Publications Details

Applying Machine Learning and Bayesian Inference to Identify and Locate Moving Anthropogenic Sources Using Distributed Acoustic Sensing Data

Luckie, Thomas W.; Porritt, Robert W.; Baker, Michael G.

Distributed acoustic sensing (DAS) systems, which use existing telecommunication fibers, offer high-resolution capabilities ideal for recording anthropogenic sources. However, the complexity of urban environments and the large amount of data recorded by DAS require automated methods to efficiently detect and categorize anthropogenic sources. We evaluate how well three machine learning models (k-nearest neighbor [k-NN], convolutional neural networks, and recurrent-convolutional neural networks) can identify various anthropogenic sources recorded by DAS. Our findings reveal that both k-NN and neural network methods perform well in high signal-to-noise ratio (SNR) settings.
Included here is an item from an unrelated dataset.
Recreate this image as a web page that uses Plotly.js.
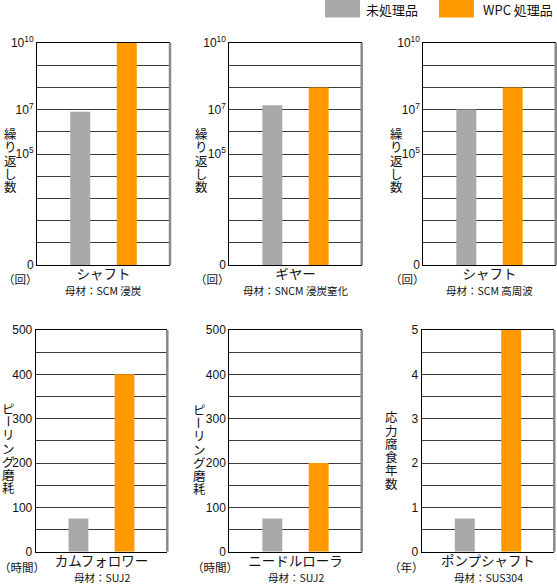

However, their accuracy decreases at SNRs < 4. We also use Kalman filtering, a form of Bayesian inference, on backprojected locations of these sources to recover locations that generally fall within standard smartphone Global Positioning System errors. By combining machine learning and Kalman filter results, we calculate a multidimensional model of moving anthropogenic sources. These results demonstrate the potential of DAS data in urban seismology for accurately identifying and locating such sources. Depending on the research objectives, these sources can be further studied or filtered out to improve the quality of seismic data for earthquake studies. Such methods provide a valuable tool for urban seismology and seismic hazard analysis.